_DATA_

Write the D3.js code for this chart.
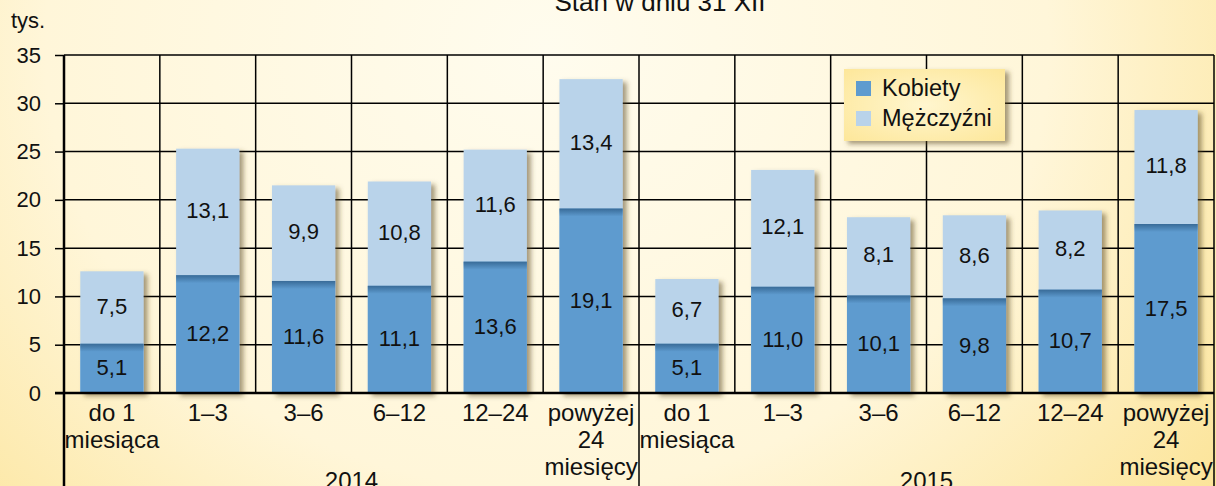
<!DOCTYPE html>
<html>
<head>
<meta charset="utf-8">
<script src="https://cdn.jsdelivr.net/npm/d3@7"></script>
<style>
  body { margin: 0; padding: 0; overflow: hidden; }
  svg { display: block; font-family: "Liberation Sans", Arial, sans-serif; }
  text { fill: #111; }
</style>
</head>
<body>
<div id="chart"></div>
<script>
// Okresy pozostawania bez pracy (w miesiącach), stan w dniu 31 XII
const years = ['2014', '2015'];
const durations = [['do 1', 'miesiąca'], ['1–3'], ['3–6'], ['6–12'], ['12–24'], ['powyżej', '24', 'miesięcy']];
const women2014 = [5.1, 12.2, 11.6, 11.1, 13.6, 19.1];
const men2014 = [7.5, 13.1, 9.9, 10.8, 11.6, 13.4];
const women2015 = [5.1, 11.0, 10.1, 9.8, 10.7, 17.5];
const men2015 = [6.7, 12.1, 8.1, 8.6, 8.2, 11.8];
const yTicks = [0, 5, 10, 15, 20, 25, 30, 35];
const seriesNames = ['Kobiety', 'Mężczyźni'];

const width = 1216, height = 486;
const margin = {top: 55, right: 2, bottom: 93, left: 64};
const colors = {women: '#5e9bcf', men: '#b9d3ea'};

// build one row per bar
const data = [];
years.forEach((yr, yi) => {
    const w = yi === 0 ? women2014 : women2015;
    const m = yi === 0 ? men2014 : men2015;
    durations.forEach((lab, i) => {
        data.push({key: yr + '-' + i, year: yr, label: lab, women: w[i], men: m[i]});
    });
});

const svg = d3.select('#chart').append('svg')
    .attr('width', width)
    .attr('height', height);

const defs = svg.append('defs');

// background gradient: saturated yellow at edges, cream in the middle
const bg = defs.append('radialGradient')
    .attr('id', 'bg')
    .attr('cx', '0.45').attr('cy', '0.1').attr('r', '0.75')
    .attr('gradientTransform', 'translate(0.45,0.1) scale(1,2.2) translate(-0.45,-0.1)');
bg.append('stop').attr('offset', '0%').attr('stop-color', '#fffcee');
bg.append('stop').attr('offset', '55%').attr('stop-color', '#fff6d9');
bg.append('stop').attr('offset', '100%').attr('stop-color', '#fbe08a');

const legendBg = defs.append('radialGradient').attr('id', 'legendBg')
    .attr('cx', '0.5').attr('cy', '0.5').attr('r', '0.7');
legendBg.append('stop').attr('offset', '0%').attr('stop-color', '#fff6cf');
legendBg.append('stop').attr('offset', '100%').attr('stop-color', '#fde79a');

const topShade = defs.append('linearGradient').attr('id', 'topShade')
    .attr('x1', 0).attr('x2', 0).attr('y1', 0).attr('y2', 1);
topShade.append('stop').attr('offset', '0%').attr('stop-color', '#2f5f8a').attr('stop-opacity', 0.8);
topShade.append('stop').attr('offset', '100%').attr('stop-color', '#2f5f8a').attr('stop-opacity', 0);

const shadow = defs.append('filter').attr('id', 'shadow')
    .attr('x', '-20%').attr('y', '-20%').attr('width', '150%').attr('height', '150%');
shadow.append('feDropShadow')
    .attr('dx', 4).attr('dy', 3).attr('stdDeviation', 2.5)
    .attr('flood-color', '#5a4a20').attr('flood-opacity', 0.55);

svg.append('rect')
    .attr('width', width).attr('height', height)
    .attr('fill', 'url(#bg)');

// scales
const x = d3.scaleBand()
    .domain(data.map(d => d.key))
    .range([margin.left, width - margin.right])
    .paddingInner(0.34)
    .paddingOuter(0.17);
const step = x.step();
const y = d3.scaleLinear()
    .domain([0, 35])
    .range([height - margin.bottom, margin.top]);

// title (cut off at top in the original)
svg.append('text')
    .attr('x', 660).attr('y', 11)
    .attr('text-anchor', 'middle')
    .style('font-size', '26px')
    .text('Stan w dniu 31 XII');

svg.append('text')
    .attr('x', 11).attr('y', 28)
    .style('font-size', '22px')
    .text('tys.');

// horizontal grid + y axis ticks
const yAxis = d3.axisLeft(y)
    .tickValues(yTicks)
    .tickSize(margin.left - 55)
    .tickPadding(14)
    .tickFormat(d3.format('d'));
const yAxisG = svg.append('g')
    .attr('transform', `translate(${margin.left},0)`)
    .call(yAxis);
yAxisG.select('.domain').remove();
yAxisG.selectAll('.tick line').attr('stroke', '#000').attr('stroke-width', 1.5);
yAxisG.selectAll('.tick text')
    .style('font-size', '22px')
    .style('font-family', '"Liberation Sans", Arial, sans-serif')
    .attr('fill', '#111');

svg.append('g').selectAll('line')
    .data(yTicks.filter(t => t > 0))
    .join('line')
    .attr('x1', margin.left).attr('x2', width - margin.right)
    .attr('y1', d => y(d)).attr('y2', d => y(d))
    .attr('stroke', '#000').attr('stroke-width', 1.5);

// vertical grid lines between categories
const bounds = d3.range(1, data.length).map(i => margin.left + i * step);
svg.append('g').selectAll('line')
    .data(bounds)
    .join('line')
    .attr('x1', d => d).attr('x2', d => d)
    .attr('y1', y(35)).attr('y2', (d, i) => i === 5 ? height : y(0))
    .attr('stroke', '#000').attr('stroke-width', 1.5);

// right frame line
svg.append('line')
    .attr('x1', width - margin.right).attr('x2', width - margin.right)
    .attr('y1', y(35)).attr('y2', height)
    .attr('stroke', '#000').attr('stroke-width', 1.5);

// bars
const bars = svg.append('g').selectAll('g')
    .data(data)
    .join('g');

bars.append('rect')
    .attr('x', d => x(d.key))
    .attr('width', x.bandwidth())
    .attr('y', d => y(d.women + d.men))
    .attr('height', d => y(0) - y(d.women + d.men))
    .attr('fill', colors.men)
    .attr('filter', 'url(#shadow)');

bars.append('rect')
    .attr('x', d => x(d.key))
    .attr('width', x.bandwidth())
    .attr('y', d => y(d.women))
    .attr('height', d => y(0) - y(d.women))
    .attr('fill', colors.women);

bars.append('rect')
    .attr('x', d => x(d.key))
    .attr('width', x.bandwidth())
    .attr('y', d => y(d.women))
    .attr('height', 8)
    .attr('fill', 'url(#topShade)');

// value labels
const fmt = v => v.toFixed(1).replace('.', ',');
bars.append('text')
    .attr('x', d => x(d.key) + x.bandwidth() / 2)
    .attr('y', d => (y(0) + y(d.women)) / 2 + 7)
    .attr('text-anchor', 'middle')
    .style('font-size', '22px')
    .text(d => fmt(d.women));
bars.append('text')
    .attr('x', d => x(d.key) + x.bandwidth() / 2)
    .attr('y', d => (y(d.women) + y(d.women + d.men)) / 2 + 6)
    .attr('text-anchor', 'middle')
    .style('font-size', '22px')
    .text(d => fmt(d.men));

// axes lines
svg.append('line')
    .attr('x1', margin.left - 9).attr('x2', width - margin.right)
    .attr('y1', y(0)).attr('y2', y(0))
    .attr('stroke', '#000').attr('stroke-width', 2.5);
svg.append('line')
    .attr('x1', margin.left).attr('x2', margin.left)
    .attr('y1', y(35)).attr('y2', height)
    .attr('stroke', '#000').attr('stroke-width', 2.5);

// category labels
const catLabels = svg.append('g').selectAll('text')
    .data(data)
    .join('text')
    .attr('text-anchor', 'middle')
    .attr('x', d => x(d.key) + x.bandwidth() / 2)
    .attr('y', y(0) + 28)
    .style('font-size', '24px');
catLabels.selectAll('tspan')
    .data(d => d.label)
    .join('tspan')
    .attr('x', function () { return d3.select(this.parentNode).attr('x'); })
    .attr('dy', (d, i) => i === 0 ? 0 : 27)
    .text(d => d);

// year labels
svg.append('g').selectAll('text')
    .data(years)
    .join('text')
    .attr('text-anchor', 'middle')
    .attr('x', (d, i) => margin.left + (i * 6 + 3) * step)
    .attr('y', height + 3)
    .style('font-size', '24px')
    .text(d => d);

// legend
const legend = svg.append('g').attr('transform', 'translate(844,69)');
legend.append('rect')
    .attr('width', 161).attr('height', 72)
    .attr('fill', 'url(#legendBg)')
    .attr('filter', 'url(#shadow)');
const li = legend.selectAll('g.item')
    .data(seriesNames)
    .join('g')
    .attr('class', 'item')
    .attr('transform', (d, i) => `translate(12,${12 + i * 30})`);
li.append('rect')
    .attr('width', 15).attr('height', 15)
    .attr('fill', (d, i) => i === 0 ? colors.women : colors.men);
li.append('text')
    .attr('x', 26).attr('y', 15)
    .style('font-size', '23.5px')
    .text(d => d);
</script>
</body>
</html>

_OBJECTIVE_
Leave out any pictures, please, and quote only the lines from the top of the data through the line that contains "const defs = svg.append('defs');".

_TASK RESPONSE_
Write the D3.js code for this chart.
<!DOCTYPE html>
<html>
<head>
<meta charset="utf-8">
<script src="https://cdn.jsdelivr.net/npm/d3@7"></script>
<style>
  body { margin: 0; padding: 0; overflow: hidden; }
  svg { display: block; font-family: "Liberation Sans", Arial, sans-serif; }
  text { fill: #111; }
</style>
</head>
<body>
<div id="chart"></div>
<script>
// Okresy pozostawania bez pracy (w miesiącach), stan w dniu 31 XII
const years = ['2014', '2015'];
const durations = [['do 1', 'miesiąca'], ['1–3'], ['3–6'], ['6–12'], ['12–24'], ['powyżej', '24', 'miesięcy']];
const women2014 = [5.1, 12.2, 11.6, 11.1, 13.6, 19.1];
const men2014 = [7.5, 13.1, 9.9, 10.8, 11.6, 13.4];
const women2015 = [5.1, 11.0, 10.1, 9.8, 10.7, 17.5];
const men2015 = [6.7, 12.1, 8.1, 8.6, 8.2, 11.8];
const yTicks = [0, 5, 10, 15, 20, 25, 30, 35];
const seriesNames = ['Kobiety', 'Mężczyźni'];

const width = 1216, height = 486;
const margin = {top: 55, right: 2, bottom: 93, left: 64};
const colors = {women: '#5e9bcf', men: '#b9d3ea'};

// build one row per bar
const data = [];
years.forEach((yr, yi) => {
    const w = yi === 0 ? women2014 : women2015;
    const m = yi === 0 ? men2014 : men2015;
    durations.forEach((lab, i) => {
        data.push({key: yr + '-' + i, year: yr, label: lab, women: w[i], men: m[i]});
    });
});

const svg = d3.select('#chart').append('svg')
    .attr('width', width)
    .attr('height', height);

const defs = svg.append('defs');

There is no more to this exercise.